If Eraserhead, with its clanging industrial soundtrack and deeply upsetting mutant baby, established his reputation, The Elephant Man, with its eight Oscar nominations, cemented it; but then Dune, in 1984, a lavish, incomprehensible mess (75 sets, 4,000 costumes, Sting in a metal jockstrap), all but buried it.

But Lynch "got up" in spectacular style with Blue Velvet in 1986, the idea for which, he says, came to him in a dream. "I just slipped into another place and it all played out. Ideas bob up and you fall in love with them. Something happens and they're just triggered off, like little bombs."

By 1990, Lynch's star was at its zenith. He and Rossellini became the style pages' favourite Golden Couple (their relationship later foundered when, according to legend, he ordered her out when she cooked an egg, thus breaking his rule of never allowing cooking in the house); Wild At Heart, his delirious road movie, won the Palme d'Or at Cannes; and Twin Peaks achieved the remarkable feat of beaming his dark vision into the homes of Middle America (not to mention Middle England). Initially a sensation, the show started to unravel by the middle of the second season. "I liked the idea of a continuing story that sucks you into a deeper world," Lynch says now, "but Laura Palmer's killer was never meant to be discovered. The mystery was meant to float permanently above the action.
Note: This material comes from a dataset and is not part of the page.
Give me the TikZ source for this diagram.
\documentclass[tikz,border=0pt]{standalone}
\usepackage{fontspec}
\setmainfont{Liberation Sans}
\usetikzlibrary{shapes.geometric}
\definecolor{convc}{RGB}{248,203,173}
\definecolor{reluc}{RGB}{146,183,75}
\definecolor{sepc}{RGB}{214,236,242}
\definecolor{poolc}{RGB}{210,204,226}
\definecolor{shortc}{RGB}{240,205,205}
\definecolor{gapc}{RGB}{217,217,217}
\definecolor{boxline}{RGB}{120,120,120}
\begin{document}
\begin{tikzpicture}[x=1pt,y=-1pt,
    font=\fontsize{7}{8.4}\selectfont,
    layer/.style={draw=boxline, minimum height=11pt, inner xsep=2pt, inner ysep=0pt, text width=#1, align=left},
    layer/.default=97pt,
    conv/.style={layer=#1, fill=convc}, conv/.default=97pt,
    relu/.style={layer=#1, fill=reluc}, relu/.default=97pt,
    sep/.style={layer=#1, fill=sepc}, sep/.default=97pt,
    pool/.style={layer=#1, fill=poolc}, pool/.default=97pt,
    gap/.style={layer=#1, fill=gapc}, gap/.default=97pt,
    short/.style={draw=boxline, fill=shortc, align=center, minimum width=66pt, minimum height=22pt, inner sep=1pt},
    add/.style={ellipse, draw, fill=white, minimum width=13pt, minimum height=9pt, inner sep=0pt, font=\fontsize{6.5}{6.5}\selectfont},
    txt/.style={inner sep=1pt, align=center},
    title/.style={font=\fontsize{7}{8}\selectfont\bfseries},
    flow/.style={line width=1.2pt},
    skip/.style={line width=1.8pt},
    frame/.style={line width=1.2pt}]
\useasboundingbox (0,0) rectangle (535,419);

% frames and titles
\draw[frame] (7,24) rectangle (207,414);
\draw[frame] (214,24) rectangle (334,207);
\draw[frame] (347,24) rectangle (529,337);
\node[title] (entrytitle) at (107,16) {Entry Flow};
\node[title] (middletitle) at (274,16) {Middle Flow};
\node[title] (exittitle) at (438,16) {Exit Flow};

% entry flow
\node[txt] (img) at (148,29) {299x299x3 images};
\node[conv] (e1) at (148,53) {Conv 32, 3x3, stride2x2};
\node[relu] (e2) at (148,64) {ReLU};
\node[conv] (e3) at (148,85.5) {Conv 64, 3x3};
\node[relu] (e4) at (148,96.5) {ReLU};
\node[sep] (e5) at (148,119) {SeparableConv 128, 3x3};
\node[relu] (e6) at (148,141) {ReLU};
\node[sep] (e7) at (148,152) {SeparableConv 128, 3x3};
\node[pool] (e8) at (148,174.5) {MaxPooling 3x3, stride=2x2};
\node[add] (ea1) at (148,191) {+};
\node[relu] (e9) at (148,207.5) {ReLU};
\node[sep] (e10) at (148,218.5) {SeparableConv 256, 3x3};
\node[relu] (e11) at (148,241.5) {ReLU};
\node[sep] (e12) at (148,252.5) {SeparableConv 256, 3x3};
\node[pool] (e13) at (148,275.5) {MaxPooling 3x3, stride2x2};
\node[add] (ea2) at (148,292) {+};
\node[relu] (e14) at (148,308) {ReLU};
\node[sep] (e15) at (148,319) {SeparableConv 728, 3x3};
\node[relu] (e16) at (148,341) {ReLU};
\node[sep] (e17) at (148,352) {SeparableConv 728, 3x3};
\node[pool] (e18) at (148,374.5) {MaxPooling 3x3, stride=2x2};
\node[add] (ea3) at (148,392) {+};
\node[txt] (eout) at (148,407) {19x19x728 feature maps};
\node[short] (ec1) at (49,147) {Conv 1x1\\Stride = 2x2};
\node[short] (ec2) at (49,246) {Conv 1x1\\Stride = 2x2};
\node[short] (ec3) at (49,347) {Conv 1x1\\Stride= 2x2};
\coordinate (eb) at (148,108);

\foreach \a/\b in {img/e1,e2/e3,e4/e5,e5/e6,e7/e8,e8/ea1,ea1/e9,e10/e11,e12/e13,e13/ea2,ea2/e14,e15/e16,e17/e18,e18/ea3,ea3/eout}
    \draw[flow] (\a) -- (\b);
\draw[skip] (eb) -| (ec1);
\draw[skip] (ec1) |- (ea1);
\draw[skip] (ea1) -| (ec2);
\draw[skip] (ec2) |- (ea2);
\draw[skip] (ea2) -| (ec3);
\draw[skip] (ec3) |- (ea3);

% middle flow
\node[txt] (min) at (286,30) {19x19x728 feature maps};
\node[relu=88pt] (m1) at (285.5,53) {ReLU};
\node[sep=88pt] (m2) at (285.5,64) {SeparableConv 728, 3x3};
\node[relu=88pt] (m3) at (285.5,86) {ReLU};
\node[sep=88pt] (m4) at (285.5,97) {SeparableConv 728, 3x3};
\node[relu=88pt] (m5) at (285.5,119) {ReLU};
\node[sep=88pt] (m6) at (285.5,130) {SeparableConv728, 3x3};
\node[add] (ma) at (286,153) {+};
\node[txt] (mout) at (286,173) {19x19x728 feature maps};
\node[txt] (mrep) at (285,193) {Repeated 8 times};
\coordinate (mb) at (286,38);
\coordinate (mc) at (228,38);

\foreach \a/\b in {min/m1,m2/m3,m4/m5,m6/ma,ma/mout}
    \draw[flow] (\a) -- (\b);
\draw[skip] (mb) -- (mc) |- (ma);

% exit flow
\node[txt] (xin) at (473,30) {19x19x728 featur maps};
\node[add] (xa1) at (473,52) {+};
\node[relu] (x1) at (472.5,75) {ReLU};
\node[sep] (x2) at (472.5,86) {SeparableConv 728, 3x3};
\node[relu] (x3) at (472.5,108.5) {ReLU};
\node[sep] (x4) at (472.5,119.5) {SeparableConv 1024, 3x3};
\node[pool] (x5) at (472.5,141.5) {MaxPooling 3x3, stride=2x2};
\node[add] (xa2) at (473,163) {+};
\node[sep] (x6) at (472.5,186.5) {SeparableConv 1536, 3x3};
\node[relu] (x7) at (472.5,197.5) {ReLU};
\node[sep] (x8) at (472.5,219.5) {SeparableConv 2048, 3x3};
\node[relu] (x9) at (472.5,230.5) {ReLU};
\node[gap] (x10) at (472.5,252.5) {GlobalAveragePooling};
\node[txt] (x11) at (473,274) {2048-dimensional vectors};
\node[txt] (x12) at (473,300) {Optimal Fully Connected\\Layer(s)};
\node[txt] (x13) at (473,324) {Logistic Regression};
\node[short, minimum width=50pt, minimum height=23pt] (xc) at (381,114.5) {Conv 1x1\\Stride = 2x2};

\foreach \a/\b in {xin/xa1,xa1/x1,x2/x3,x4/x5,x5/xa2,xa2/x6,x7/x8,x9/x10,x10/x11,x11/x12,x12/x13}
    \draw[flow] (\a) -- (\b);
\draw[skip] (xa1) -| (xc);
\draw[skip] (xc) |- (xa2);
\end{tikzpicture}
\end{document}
Once it got solved, something beautiful was lost."

In an effort to rectify things, Lynch made a "prequel" to the series, but the release of Fire Walk With Me in 1992 unleashed a critical firestorm ("It's not the worst movie ever made; it just seems to be" ­ Vincent Canby in The New York Times).

The film was unwieldy, occasionally inept and unremittingly grim, but Lynch, clearly still exasperated and bemused by the furious whirlwind it reaped, continues to defend it. "I don't think I let myself down with it," he says. "It just did not go well in the world. And the fact that it failed was good in a way. A failure can free a person. There's no more place to go down and you get more space to search for ideas. It really can be pretty beautiful."
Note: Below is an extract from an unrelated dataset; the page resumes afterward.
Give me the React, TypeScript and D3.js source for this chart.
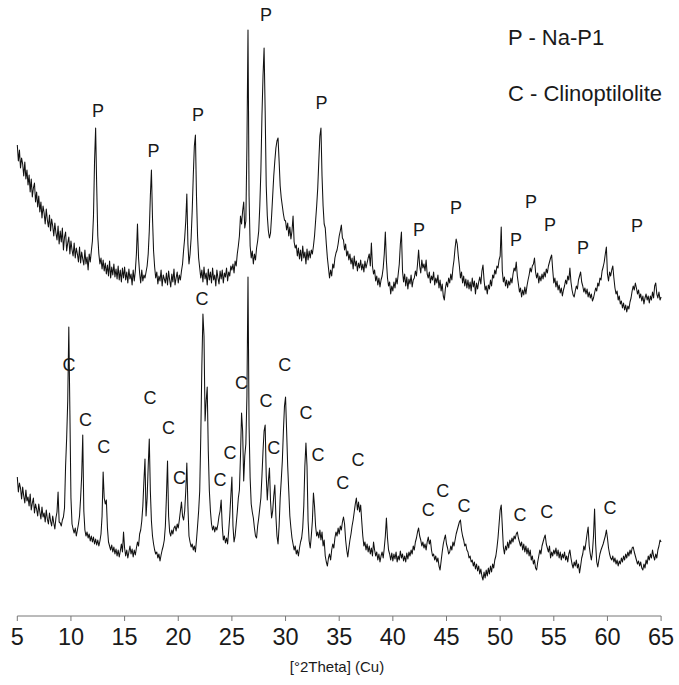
import React from "react";
import * as d3 from "d3";

// XRD scan: 2Theta from 5 to 65 deg, step 0.1 deg (601 points per pattern)
const scanStart = 5;
const scanStep = 0.1;

// Upper pattern (Na-P1 product), intensity in arbitrary units
const topCounts = [
  471, 455, 466, 448, 458, 452, 440, 454, 437, 446,
  431, 441, 424, 437, 419, 428, 433, 414, 424, 409,
  420, 404, 414, 398, 410, 403, 392, 407, 396, 389,
  401, 385, 397, 390, 380, 393, 383, 376, 390, 372,
  385, 374, 388, 366, 379, 384, 365, 373, 379, 362,
  375, 366, 360, 373, 358, 368, 362, 354, 369, 353,
  364, 357, 351, 366, 352, 359, 346, 362, 354, 365,
  375, 400, 455, 488, 430, 380, 362, 352, 358, 347,
  356, 345, 353, 342, 351, 340, 355, 338, 349, 341,
  352, 339, 347, 337, 350, 336, 346, 334, 348, 338,
  349, 336, 344, 333, 347, 337, 342, 331, 346, 335,
  345, 362, 392, 358, 343, 333, 346, 335, 341, 338,
  344, 350, 362, 385, 420, 446, 398, 365, 349, 338,
  344, 332, 340, 335, 346, 330, 341, 337, 333, 343,
  331, 345, 336, 329, 342, 334, 347, 331, 338, 344,
  333, 341, 336, 345, 352, 366, 378, 395, 422, 372,
  352, 362, 378, 405, 440, 470, 481, 420, 380, 358,
  348, 338, 346, 334, 349, 337, 343, 331, 347, 336,
  344, 333, 348, 336, 341, 330, 346, 338, 332, 345,
  337, 346, 333, 343, 339, 348, 335, 344, 340, 350,
  346, 352, 343, 355, 350, 362, 370, 380, 400, 392,
  405, 414, 388, 395, 470, 586, 420, 370, 358, 365,
  352, 362, 356, 368, 375, 385, 410, 445, 500, 540,
  568, 505, 430, 400, 385, 378, 383, 400, 420, 440,
  455, 468, 475, 478, 455, 430, 418, 410, 402, 396,
  395, 386, 393, 380, 389, 377, 385, 400, 374, 368,
  371, 360, 368, 357, 366, 355, 370, 358, 364, 352,
  367, 356, 365, 358, 366, 362, 370, 380, 395, 410,
  428, 455, 480, 488, 440, 410, 392, 388, 372, 358,
  348, 338, 346, 340, 352, 348, 358, 363, 366, 372,
  380, 385, 391, 378, 376, 366, 372, 360, 365, 356,
  362, 352, 358, 347, 360, 350, 355, 345, 353, 348,
  356, 346, 352, 344, 355, 348, 353, 358, 362, 350,
  373, 350, 342, 346, 335, 340, 331, 338, 329, 336,
  340, 348, 362, 384, 355, 338, 330, 334, 322, 330,
  325, 334, 328, 338, 332, 342, 352, 372, 384, 345,
  334, 342, 330, 339, 327, 337, 332, 341, 329, 336,
  338, 345, 340, 352, 366, 350, 343, 356, 348, 352,
  345, 356, 342, 338, 344, 333, 340, 336, 344, 331,
  338, 333, 341, 328, 336, 325, 332, 320, 316, 328,
  334, 329, 338, 333, 342, 336, 348, 356, 368, 377,
  372, 360, 350, 338, 344, 333, 340, 330, 337, 328,
  336, 327, 334, 325, 338, 329, 335, 322, 333, 327,
  334, 339, 332, 345, 351, 336, 326, 330, 322, 331,
  327, 336, 330, 341, 338, 346, 342, 350, 348, 356,
  360, 389, 345, 334, 339, 330, 336, 328, 335, 331,
  338, 333, 342, 348, 345, 354, 340, 332, 324, 328,
  319, 326, 321, 329, 322, 330, 336, 341, 348, 344,
  350, 352, 358, 344, 338, 343, 333, 340, 335, 342,
  337, 344, 339, 347, 343, 350, 354, 358, 361, 346,
  333, 338, 329, 335, 326, 331, 323, 328, 320, 326,
  330, 336, 332, 340, 336, 348, 334, 326, 321, 319,
  325, 330, 327, 336, 340, 344, 334, 330, 324, 328,
  322, 327, 319, 324, 318, 322, 315, 318, 323, 328,
  325, 333, 330, 338, 336, 345, 349, 354, 362, 369,
  342, 335, 344, 340, 346, 350, 338, 328, 322, 325,
  316, 320, 312, 315, 308, 313, 306, 311, 304, 310,
  307, 314, 318, 325, 330, 326, 333, 328, 322, 326,
  318, 322, 315, 320, 312, 318, 322, 316, 320, 313,
  320, 316, 324, 318, 330, 333, 322, 318, 324, 316,
  319,
];

// Lower pattern (natural clinoptilolite), intensity in arbitrary units
const bottomCounts = [
  139, 124, 133, 128, 117, 129, 120, 113, 126, 115,
  119, 110, 122, 106, 113, 118, 103, 112, 107, 100,
  112, 104, 97, 109, 99, 103, 94, 106, 97, 92,
  103, 95, 90, 100, 93, 87, 98, 104, 124, 94,
  93, 90, 96, 99, 108, 150, 178, 215, 289, 205,
  118, 92, 87, 83, 88, 80, 86, 92, 100, 118,
  140, 181, 105, 86, 80, 84, 78, 82, 75, 80,
  74, 79, 72, 77, 71, 76, 70, 75, 82, 100,
  144, 118, 112, 116, 88, 74, 70, 66, 71, 64,
  69, 62, 67, 60, 66, 59, 65, 72, 64, 84,
  68, 60, 66, 58, 64, 70, 62, 67, 59, 66,
  61, 68, 74, 70, 82, 86, 95, 110, 135, 157,
  100, 118, 150, 177, 125, 95, 80, 72, 66, 62,
  64, 58, 62, 55, 61, 66, 70, 76, 90, 120,
  155, 100, 84, 80, 86, 82, 88, 90, 85, 92,
  88, 96, 105, 114, 100, 96, 105, 125, 153, 110,
  80, 74, 69, 72, 66, 70, 64, 76, 90, 105,
  125, 180, 250, 302, 280, 195, 215, 229, 165, 125,
  105, 92, 86, 90, 84, 89, 86, 92, 100, 105,
  116, 90, 76, 80, 73, 78, 72, 85, 100, 120,
  139, 90, 74, 80, 92, 104, 118, 126, 160, 203,
  185, 135, 160, 172, 220, 339, 190, 138, 112, 104,
  98, 88, 80, 78, 90, 98, 108, 118, 140, 165,
  185, 191, 140, 116, 135, 148, 115, 98, 105, 120,
  131, 100, 80, 72, 90, 118, 136, 155, 185, 210,
  219, 185, 150, 125, 100, 88, 78, 72, 66, 70,
  62, 66, 60, 68, 74, 78, 88, 110, 150, 173,
  150, 95, 75, 68, 80, 95, 123, 110, 90, 80,
  84, 78, 86, 76, 84, 70, 76, 60, 54, 50,
  58, 62, 56, 66, 72, 68, 78, 84, 80, 88,
  82, 90, 86, 94, 99, 92, 76, 66, 59, 68,
  76, 82, 90, 96, 104, 112, 118, 106, 114, 104,
  111, 95, 80, 70, 74, 66, 72, 64, 70, 62,
  68, 60, 74, 66, 60, 64, 56, 62, 54, 60,
  64, 58, 68, 80, 98, 78, 66, 62, 56, 63,
  55, 62, 57, 64, 54, 60, 56, 65, 58, 62,
  55, 60, 54, 63, 57, 64, 60, 66, 62, 70,
  66, 74, 78, 84, 88, 80, 76, 70, 74, 68,
  72, 66, 74, 79, 72, 76, 66, 60, 62, 56,
  60, 54, 58, 50, 46, 55, 64, 72, 77, 81,
  72, 68, 62, 64, 70, 66, 74, 70, 76, 82,
  86, 90, 94, 96, 86, 80, 76, 70, 72, 66,
  64, 58, 60, 54, 56, 50, 54, 47, 52, 45,
  50, 42, 47, 40, 36, 44, 38, 46, 40, 48,
  42, 50, 44, 52, 48, 56, 60, 68, 78, 92,
  106, 111, 90, 69, 62, 70, 66, 74, 68, 76,
  72, 78, 74, 80, 77, 82, 84, 78, 74, 70,
  74, 66, 72, 64, 70, 62, 68, 60, 66, 56,
  60, 52, 56, 48, 46, 54, 60, 66, 62, 70,
  74, 78, 81, 72, 68, 64, 70, 58, 64, 60,
  66, 62, 68, 60, 66, 58, 64, 56, 62, 58,
  64, 56, 60, 54, 62, 66, 58, 52, 48, 54,
  50, 56, 48, 52, 43, 50, 58, 62, 70, 66,
  74, 82, 89, 70, 62, 56, 64, 80, 107, 72,
  54, 49, 56, 62, 66, 69, 72, 76, 80, 86,
  78, 68, 62, 58, 56, 60, 54, 58, 52, 56,
  50, 55, 52, 58, 54, 60, 56, 62, 58, 64,
  60, 66, 62, 68, 69, 64, 60, 56, 52, 55,
  50, 54, 48, 46, 52, 48, 56, 52, 60, 56,
  62, 58, 66, 60, 56, 62, 58, 66, 70, 76,
  74,
];

// Phase markers: 2Theta position and label height (same units as counts)
const pLabelTheta = [12.52, 17.69, 21.84, 28.17, 33.35, 42.44, 45.89, 51.48, 52.87, 54.64, 57.72, 62.75];
const pLabelLevel = [505, 465, 501, 601, 513, 386, 408, 376, 414, 391, 368, 390];

const cLabelTheta = [9.82, 11.35, 13.05, 17.37, 19.09, 20.11, 22.21, 23.89, 24.82, 25.89, 28.18, 28.9, 29.92, 31.91, 33.03, 35.33, 36.76, 43.29, 44.66, 46.64, 51.86, 54.34, 60.24];
const cLabelLevel = [251, 196, 169, 218, 188, 138, 317, 136, 163, 233, 215, 168, 251, 203, 161, 133, 156, 106, 125, 110, 101, 104, 108];

const xTicks = [5, 10, 15, 20, 25, 30, 35, 40, 45, 50, 55, 60, 65];
const legendLines = ["P - Na-P1", "C - Clinoptilolite"];
const xAxisTitle = "[°2Theta] (Cu)";

const W = 679;
const H = 685;
const FONT = "'Liberation Sans', Arial, Helvetica, sans-serif";

export default function App() {
  const x = d3.scaleLinear().domain([5, 65]).range([17.3, 661.1]);
  const y = d3.scaleLinear().domain([0, 600]).range([616, 16]);

  const line = d3
    .line<number>()
    .x((_, i) => x(scanStart + i * scanStep))
    .y((v) => y(v));

  const axisY = y(0);

  return (
    <svg
      width={W}
      height={H}
      viewBox={`0 0 ${W} ${H}`}
      style={{ position: "absolute", left: 0, top: 0, background: "#fff" }}
    >
      <rect x={0} y={0} width={W} height={H} fill="#fff" />
      <path d={line(topCounts) || ""} fill="none" stroke="#111" strokeWidth={1.05} strokeLinejoin="round" />
      <path d={line(bottomCounts) || ""} fill="none" stroke="#111" strokeWidth={1.05} strokeLinejoin="round" />

      {pLabelTheta.map((t, i) => (
        <text
          key={"p" + i}
          x={x(t)}
          y={y(pLabelLevel[i])}
          dy="0.36em"
          textAnchor="middle"
          fontFamily={FONT}
          fontSize={18}
          fill="#1a1a1a"
        >
          P
        </text>
      ))}
      {cLabelTheta.map((t, i) => (
        <text
          key={"c" + i}
          x={x(t)}
          y={y(cLabelLevel[i])}
          dy="0.36em"
          textAnchor="middle"
          fontFamily={FONT}
          fontSize={18}
          fill="#1a1a1a"
        >
          C
        </text>
      ))}

      <text x={508} y={45} fontFamily={FONT} fontSize={22} fill="#1a1a1a">
        {legendLines[0]}
      </text>
      <text x={508} y={101} fontFamily={FONT} fontSize={22} fill="#1a1a1a">
        {legendLines[1]}
      </text>

      <line x1={x(5)} x2={x(65)} y1={axisY} y2={axisY} stroke="#777" strokeWidth={1} />
      {xTicks.map((t) => (
        <g key={t}>
          <line x1={x(t)} x2={x(t)} y1={axisY} y2={axisY + 5} stroke="#777" strokeWidth={1} />
          <text
            x={x(t)}
            y={645}
            textAnchor="middle"
            fontFamily={FONT}
            fontSize={23.5}
            fill="#1a1a1a"
          >
            {t}
          </text>
        </g>
      ))}
      <text x={337} y={672} textAnchor="middle" fontFamily={FONT} fontSize={15} fill="#1a1a1a">
        {xAxisTitle}
      </text>
    </svg>
  );
}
It's ironic that while Lynch's reputation was in freefall, those film-makers who owe a certain debt to his singular vision and stylistic brio (Quentin Tarantino, Jim Jarmusch, Jane Campion, Gus Van Sant and the Coen brothers, to name just a few) have seen their stock soar. "He's been inspirational to those people. He's the number one maverick," says Patricia Arquette. "He's too much of a purist ever to attempt to go mainstream again," says Bill Pullman. "For better or worse."

A brief resume of some of the scripts Lynch failed to get made during his five-year hiatus illustrates Pullman's comment: one was Ronnie Rocket, a long-cherished project ("it's about this 3ft guy with red hair and it's about electricity"); another was The Dream Of The Bovine ("about these guys who used to be cows trying to assimilate their lives"). Before Lost Highway was eventually given the green light, Lynch was forced to work out of his Hollywood home, painting in his workshop, taking photos of industrial machinery ("I love to look at factories and turbines and things," he shrugs), and hanging out with his "sweetheart" Mary Sweeney, long-time editor of his movies, and their five-year-old son Riley. "They have Friday night soirees, which mainly consist of coffee and cigarettes," says Bill Pullman. "David tells stories ­ he's a very good storyteller ­ and he tries to dump a ton of sugar in your coffee, saying, 'Take it! Sugar is your friend!' It's like a vision of domestic bliss..." he adds, "...until you open the fridge door and see all these dried bugs and animals he's about to embalm in his paintings. It's not an act with David; he really is the genuine article."

For that reason alone, Lynch remains a talent to cherish. Lost Highway, for all its flaws, leaves scorch marks in theatres where it plays, and is an encouraging sign that Lynch is becoming more uncompromising as he gets older. "I have to make what I see," he says, "whether it's a painting, a table, or a movie, or it's like a death and what would be the point of that?"